Hablo de gentes que caminan con una vida detenida a cuestas, que vagan entre el mundo de la quiescencia definitiva y el nuestro, y a este respecto es preciso poner de relieve esa frase tan manida que nos echaban las madres: «¡No le tengás miedo a los muertos, hay que tenerle miedo a los vivos!». ¡Y precisamente, madre! ¡¿Qué hacer entonces con alguien que se encuentra en un punto intermedio?! Seres de un limbo insospechado que aguardan agazapados nuestro descuido.

Y puede parecer que les hablo con una ironía desagradable, mofándome de mis convecinos, pero créanme que no me jacto y que mi temor es genuino.
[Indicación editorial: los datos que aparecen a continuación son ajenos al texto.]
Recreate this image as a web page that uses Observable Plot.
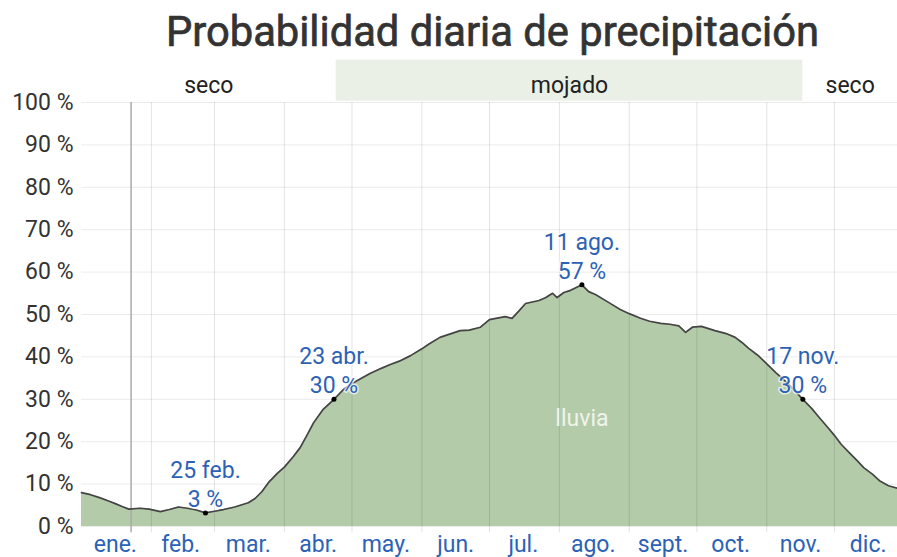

Temo cada día el quedar contagiado por algún roce imprevisto e incluso tengo temor de generar yo mismo algún patógeno autoinmune que me torne como ellos. ¿Cómo podría yo sentirme librado de su condición si he dejado claro que no poseen cualidades excluyentes más allá de su atuendo? ¡¿Iré yo ahora a pensar que el revestimiento confiere sentido al envase?! ¡Qué absurdidad!

 

 

Pero yo quisiera detenerme y descansar en una observación. Poco nos damos cuenta —más lejos todavía del peligro de volvernos como ellos— de lo mucho que significan estas pérdidas. Las más de las veces vivimos entre almas sin espíritu, y eso para el mundo de los hombres no es más que una contradicción en términos, ¡y es una contradicción horrorosa! Poco y nada nos damos cuenta de la desgracia de permitir que nuestros semejantes se dejen ir en vida como si tan solo estuvieran esperando la nave de Caronte, ¡y en medio de un desierto! Se dejan ir nuestros contemporáneos en una corriente de muda desesperación y sin lamentos, ¡y sin extremaunción!

Tan solo quiero que pensemos en ellos, en los que asumen que la vida les negó su fortuna, ¡en los mediovivos!, y que sintamos por ellos la pérdida que ya no extrañan (y que no supieron extrañar). Quiero que nos conturbemos ante su presencia, pero también que tratemos de hablar a la oquedad que los habita con ánimo de resucitarlos, y que, si acaso nada de esto resulta, si acaso nos brindamos sin suerte… al menos hagamos en su memoria un grave minuto de silencio.